Standard-Streit spaltet japanisches Herstellerlager:

Nippons DV-lndustrie zwischen Unix-Fronten

04.11.1988

TOKIO (IDG) - Auch im Lande Nippon sorgt die Spaltung des Unix-Lagers für interne Verwirrung: Während sich eine Gruppe japanischer Hersteller auf die OSF-Seite stellt, unterstützt ein anderer Teil AT&T. Um Neutralität bemüht ist das AT&T-nahe Projekt Sigma der Regierung.

Auf der Grundlage von Unix-System V begann das japanische Wirtschaftsministerium unter dem Projektnamen Sigma vor zwei Jahren mit der Finanzierung einer Standard-Weiterentwicklung. Im nächsten Jahr will die Gruppe mit 195 Mitgliedsunternehmen den Schnittstellenstandard bekanntgeben.

Während nun einige Mitglieder ängstlich auf den Ausgang des Debakels zwischen der OSF und AT&T warten, gibt sich Sigma-Supervisor und MITI-Ministerchef Akio Ohnishi gelassen: "Zwischen unserem Projekt und AT&T besteht eine enge Verbindung. Aber wir versuchen, die Leistung von System V zu erweitern und entwickeln so ein neues Betriebssystem." Sigma werde die Verhandlungen eng verfolgen und sich dem jeweiligen Standard anschließen.

Befremdet zeigen sich die Japaner über die Größe und Macht der Unix-Lager. Während die OSF mit den Namen der weltweit größten Hardware-Hersteller glänzt, kann, sich AT&T auf eine breite Anwenderschar berufen. "Wir haben eine große Zahl von Anwendern, die eine System-V-Lizenz haben und auch weiter nutzen möchten.
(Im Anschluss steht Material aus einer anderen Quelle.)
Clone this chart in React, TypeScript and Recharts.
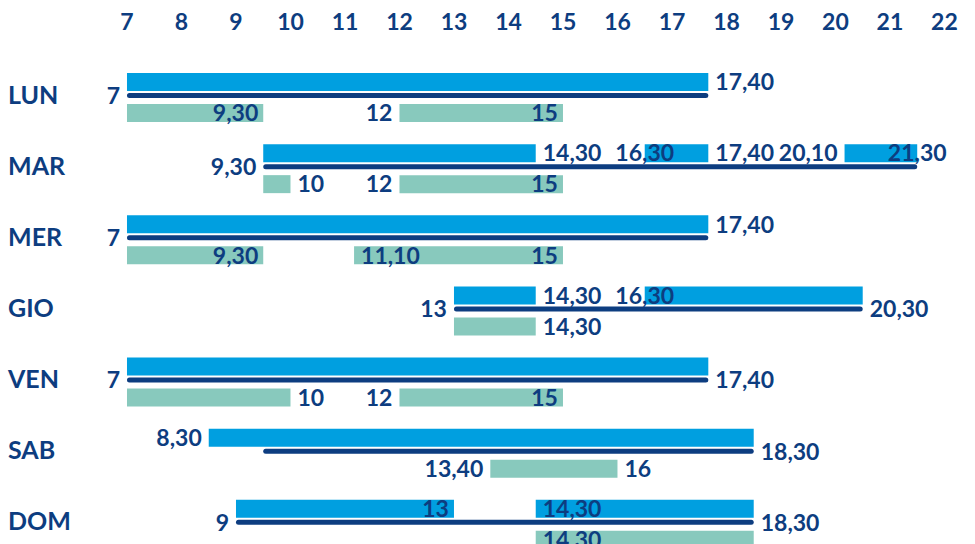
import React from 'react';
import { ComposedChart, Bar, XAxis, YAxis, Scatter } from 'recharts';

// ---- data ----
const days = ['LUN', 'MAR', 'MER', 'GIO', 'VEN', 'SAB', 'DOM'];
const hourTicks = [7, 8, 9, 10, 11, 12, 13, 14, 15, 16, 17, 18, 19, 20, 21, 22];

// opening spans, written as on the chart ("17,40" = 17:40)
const blueSpans: string[][][] = [
  [['7', '17,40']],
  [['9,30', '14,30'], ['16,30', '17,40'], ['20,10', '21,30']],
  [['7', '17,40']],
  [['13', '14,30'], ['16,30', '20,30']],
  [['7', '17,40']],
  [['8,30', '18,30']],
  [['9', '13'], ['14,30', '18,30']],
];
const lineSpans: string[][] = [
  ['7', '17,40'],
  ['9,30', '21,30'],
  ['7', '17,40'],
  ['13', '20,30'],
  ['7', '17,40'],
  ['9,30', '18,30'],
  ['9', '18,30'],
];
const tealSpans: string[][][] = [
  [['7', '9,30'], ['12', '15']],
  [['9,30', '10'], ['12', '15']],
  [['7', '9,30'], ['11,10', '15']],
  [['13', '14,30']],
  [['7', '10'], ['12', '15']],
  [['13,40', '16']],
  [['14,30', '18,30']],
];

type Lane = 'blue' | 'line' | 'teal';
type Side = 'before' | 'after' | 'inEnd' | 'inStart' | 'center';
// [day, time label, lane, side]
const timeLabels: [string, string, Lane, Side][] = [
  ['LUN', '7', 'line', 'before'],
  ['LUN', '17,40', 'blue', 'after'],
  ['LUN', '9,30', 'teal', 'inEnd'],
  ['LUN', '12', 'teal', 'before'],
  ['LUN', '15', 'teal', 'inEnd'],
  ['MAR', '9,30', 'line', 'before'],
  ['MAR', '14,30', 'blue', 'after'],
  ['MAR', '16,30', 'blue', 'center'],
  ['MAR', '17,40', 'blue', 'after'],
  ['MAR', '20,10', 'blue', 'before'],
  ['MAR', '21,30', 'blue', 'center'],
  ['MAR', '10', 'teal', 'after'],
  ['MAR', '12', 'teal', 'before'],
  ['MAR', '15', 'teal', 'inEnd'],
  ['MER', '7', 'line', 'before'],
  ['MER', '17,40', 'blue', 'after'],
  ['MER', '9,30', 'teal', 'inEnd'],
  ['MER', '11,10', 'teal', 'inStart'],
  ['MER', '15', 'teal', 'inEnd'],
  ['GIO', '13', 'line', 'before'],
  ['GIO', '14,30', 'blue', 'after'],
  ['GIO', '16,30', 'blue', 'center'],
  ['GIO', '20,30', 'line', 'after'],
  ['GIO', '14,30', 'teal', 'after'],
  ['VEN', '7', 'line', 'before'],
  ['VEN', '17,40', 'line', 'after'],
  ['VEN', '10', 'teal', 'after'],
  ['VEN', '12', 'teal', 'before'],
  ['VEN', '15', 'teal', 'inEnd'],
  ['SAB', '8,30', 'blue', 'before'],
  ['SAB', '18,30', 'line', 'after'],
  ['SAB', '13,40', 'teal', 'before'],
  ['SAB', '16', 'teal', 'after'],
  ['DOM', '9', 'line', 'before'],
  ['DOM', '13', 'blue', 'inEnd'],
  ['DOM', '14,30', 'blue', 'inStart'],
  ['DOM', '18,30', 'line', 'after'],
  ['DOM', '14,30', 'teal', 'inStart'],
];

// ---- styling ----
const NAVY = '#0d3d80';
const BLUE = '#009fe0';
const TEAL = '#88c9bd';
const FONT = 'Lato, "Open Sans", sans-serif';
const X_DOMAIN: [number, number] = [6.78, 22.23];

const toHour = (s: string) => {
  const [h, m] = s.split(',');
  return Number(h) + (m ? Number(m) / 60 : 0);
};

// build stacked rows (transparent gaps + visible segments)
const rows = days.map((day, i) => {
  const row: Record<string, any> = { day };
  const add = (prefix: string, spans: string[][], n: number) => {
    let prev = 0;
    for (let k = 0; k < n; k++) {
      const sp = spans[k];
      if (sp) {
        const s = toHour(sp[0]);
        const e = toHour(sp[1]);
        row[`${prefix}${k}gap`] = s - prev;
        row[`${prefix}${k}`] = e - s;
        prev = e;
      } else {
        row[`${prefix}${k}gap`] = 0;
        row[`${prefix}${k}`] = 0;
      }
    }
  };
  add('b', blueSpans[i], 3);
  add('l', [lineSpans[i]], 1);
  add('t', tealSpans[i], 2);
  return row;
});

const labelData = timeLabels.map(([day, text, lane, side]) => ({
  day,
  h: toHour(text),
  text,
  lane,
  side,
}));

const LANE_DY: Record<Lane, number> = { blue: -15.5, line: -2, teal: 15.5 };

const LabelShape = (props: any) => {
  const { cx, cy, payload } = props;
  if (cx == null || cy == null) return null;
  const side: Side = payload.side;
  let x = cx;
  let anchor: 'start' | 'end' | 'middle' = 'middle';
  if (side === 'before') { x = cx - 7; anchor = 'end'; }
  else if (side === 'after') { x = cx + 7; anchor = 'start'; }
  else if (side === 'inEnd') { x = cx - 5; anchor = 'end'; }
  else if (side === 'inStart') { x = cx + 7; anchor = 'start'; }
  return (
    <text
      x={x}
      y={cy + LANE_DY[payload.lane as Lane]}
      dy="0.36em"
      textAnchor={anchor}
      fill={NAVY}
      fontFamily={FONT}
      fontWeight={700}
      fontSize={23}
    >
      {payload.text}
    </text>
  );
};

// the line sits in the upper part of its slot
const LineShape = (props: any) => {
  const { x, y, width, height } = props;
  if (!width || width <= 0) return null;
  const h = 5;
  return <rect x={x} y={y} width={width} height={Math.min(h, height)} rx={2.5} ry={2.5} fill={NAVY} />;
};

const HourTick = (props: any) => {
  const { x, payload } = props;
  return (
    <text x={x} y={30} textAnchor="middle" fill={NAVY} fontFamily={FONT} fontWeight={700} fontSize={23}>
      {payload.value}
    </text>
  );
};

const DayTick = (props: any) => {
  const { y, payload } = props;
  return (
    <text x={8} y={y - 3} dy="0.36em" textAnchor="start" fill={NAVY} fontFamily={FONT} fontWeight={700} fontSize={25}>
      {payload.value}
    </text>
  );
};

export default function App() {
  return (
    <div style={{ position: 'absolute', left: 0, top: 0, width: 975, height: 544, background: '#fff' }}>
      <ComposedChart
        width={975}
        height={544}
        data={rows}
        layout="vertical"
        margin={{ top: 0, right: 18, bottom: -16, left: 0 }}
        barGap={2}
      >
        <XAxis
          type="number"
          domain={X_DOMAIN}
          allowDataOverflow
          orientation="top"
          ticks={hourTicks}
          interval={0}
          tickLine={false}
          axisLine={false}
          height={62}
          tick={<HourTick />}
        />
        <XAxis xAxisId="lab" type="number" dataKey="h" domain={X_DOMAIN} hide />
        <YAxis
          type="category"
          dataKey="day"
          width={115}
          tickLine={false}
          axisLine={false}
          tick={<DayTick />}
          interval={0}
        />
        <YAxis yAxisId="lab" type="category" dataKey="day" hide allowDuplicatedCategory={false} />

        {[0, 1, 2].map((k) => [
          <Bar key={`bg${k}`} dataKey={`b${k}gap`} stackId="blue" fill="none" barSize={18} isAnimationActive={false} />,
          <Bar key={`b${k}`} dataKey={`b${k}`} stackId="blue" fill={BLUE} barSize={18} isAnimationActive={false} />,
        ])}
        <Bar dataKey="l0gap" stackId="line" fill="none" barSize={9} isAnimationActive={false} />
        <Bar dataKey="l0" stackId="line" fill={NAVY} barSize={9} shape={<LineShape />} isAnimationActive={false} />
        {[0, 1].map((k) => [
          <Bar key={`tg${k}`} dataKey={`t${k}gap`} stackId="teal" fill="none" barSize={18} isAnimationActive={false} />,
          <Bar key={`t${k}`} dataKey={`t${k}`} stackId="teal" fill={TEAL} barSize={18} isAnimationActive={false} />,
        ])}

        <Scatter
          data={labelData}
          xAxisId="lab"
          yAxisId="lab"
          shape={<LabelShape />}
          isAnimationActive={false}
        />
      </ComposedChart>
    </div>
  );
}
Portierungen sind teuer," kommentiert Larry Crume, Geschäftsführer der AT&T International Japan Ltd.

Kritik äußert Crume an der allgemeinen OSF/AT&T-Politik: "Auf den Meetings wird ein entscheidender Punkt nicht angesprochen: Wie stellen wir sicher, daß unabhängige Softwarehäuser unter den derzeitigen Bedingungen weiter Unix-Anwendungen entwickeln, um die Bedürfnisse der End-User zu befriedigen. Dies bleibt ein ungelöstes Kernproblem zwischen der OSF und AT&T."

Während Sigma-Mitglieder wie Fujitsu Unix V die Treue halten und andere wie die NEC Corp. sich abwartend verhalten, war Hitachi schon aufgrund seiner engen Verbindung zur IBM ein OSF-Mitglied der ersten Stunde. Zwar bietet der Hersteller für seine bereits in Betrieb befindlichen Workstations, Mainframes und Supercomputers noch das AT&T-Betriebssystem an, aber eine Umstellung auf das OSF-Unix, sprich AIX, ist schon geplant.

Für die OSF-Gefolgschaft gibt es bei Hitachi auch finanzielle Gründe: Erster PC-Anbieter auf dem heimischen Markt, verlor das Unternehmen rasch an Boden, weil es keine Verbindungen mit unabhängigen Softwarehäusern einging. Über die Mitgliedschaft bei der finanzstarken OSF hofft Hitachi - falls AIX Standard wird - auf ein gutes Überseegeschäft.

Die pazifische OSF-Niederlassung hat die Verantwortung für die Spezifikation einer Applikations-Umgebung, die mehrere Sprachen unterstützt. Vorreiterrolle bei der Koordination der Entwicklung der OSF-Applikations-Umgebung (OSF/AE) hat die japanische Niederlassung von Apollo übernommen. Darüber hinaus ist die fernöstliche OSF-Vertretung auf der Suche nach neuen Technologien die Eingang in den OSF-Standard finden sollen.